Professor Klauder has been a visiting professor at the University of Bern (1961-62, 1980, 1996), Syracuse University, NY (1967-68), and was a Visiting Scientist at IHES, Bures-sur-Yvette in 1996. He served as the Lars Onsager Professor for Norway at NTNU in Trondheim, received the Lars Onsager Medal, and was elected as a foreign member of the The Royal Norwegian Academy of Sciences and Letters, all in 2006. Also in 2006 he became a Distinguished Professor of both Physics and Mathematics. In 2010 he was awarded an honorary doctorate by the Bogolyubov Institute for Theoretical Physics, Kiev.

Among other activities, Professor Klauder was a member of the National Science Foundation Physics Advisory Panel (1972 - 1975), Editor of the Journal of Mathematical Physics (1979 - 1985), Associate Secretary-General of the Executive Council of the International Union of Pure and Applied Physics (1985 - 1990), and President of the International Association of Mathematical Physicists (1988 - 1991).

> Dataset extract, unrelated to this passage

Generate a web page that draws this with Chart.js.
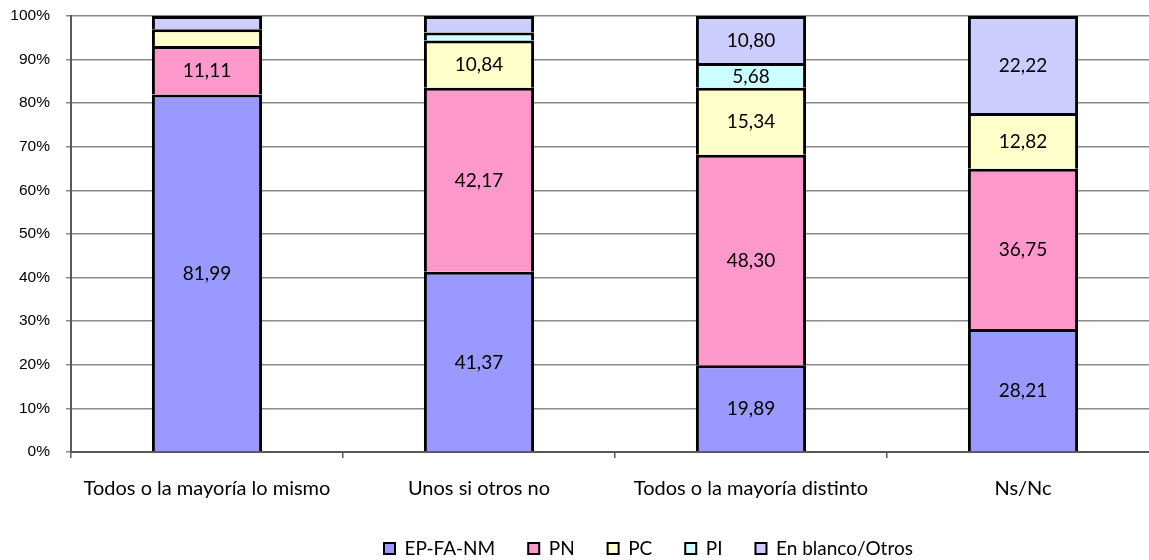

Professor Klauder has made a number of important contributions to science over his career. Some highlights include: Klauder's often cited 1960 paper on chirp radar (with A.C. Price, S. Darlington, and W.J. Albersheim) was the first definitive work on the subject in the public literature. His thesis (published in 1960) introduced coherent states, an overcomplete family of genuine vectors having continuous labeling and a normal-appearing resolution of unity, and he pioneered their use in constructing coherent state formulations of path integrals for both bosons and fermions; later, these coherent states proved extremely useful in quantum optics. Coherent states were also used (1963-4) to promote novel quantization techniques, and they were used in the rigorous solution of so-called rotationally symmetric models (1965).
These latter models could not be solved by conventional techniques, as were additional models studied and solved by Klauder, namely, ultralocal scalar quantum fields (1970), ultralocal fermion quantum fields (1973). and independent-value field models (1975). He also introduced continuous-time regularization of phase space path integrals in 1985 (with I. Daubechies) that automatically generated coherent state representations and ultimately demonstrated that `quantization is geometry' (1988). In 1997 he introduced the projection operator method for the quantization of constraints, a procedure that treats all constraints (e.g., first and second class, (ir)reducible, (ir)regular, etc.) on an equal footing, offers a universally correct quantization procedure without using any auxiliary variables, and admits a natural path integral formulation. A new proposal for the quantization of Einstein's gravitational field (1999, 2001), which combined coherent states and the projection operator method, led to a continuous-time regularized functional integral formulation. Nonrenormalizability, which also plagues quantum gravity, may be understand as a hard-core phenomena (1973,1975) in which the interaction acts partially as a hard core within a functional integral, projecting out certain fields that are normally allowed by the free theory. As a test case, simpler than quantum gravity, the hard-core principle has been studied for nonrenormalizable, covariant scalar field models, and this has given rise (2007, 2009) to a plausible conjecture for a nontrivial quantization procedure for these traditionally insoluble models.

In addition to over 260 published articles, Professor John R. Klauder has (co)authored, or (co)edited six books:

1. Fundamentals of Quantum Optics (with E.C.G. Sudarshan) (W.A. Benjamin, 1968 & Dover 2006)
2. Magic Without Magic: John Archibald Wheeler (W.H. Freeman, 1972)
3. Coherent States: Applications to Physics and Mathematical Physics (with B.-S. Skagerstam) (World Scientific, 1985)
4. Coherent States: Past, present, and Future (with D.H. Feng and M.R. Strayer) (World Scientific, 1994)
5. Beyond Conventional Quantization (Cambridge University Press, 2000 & 2005)
6. A Modern Approach to Functional Integration (Birkhauser, 2010)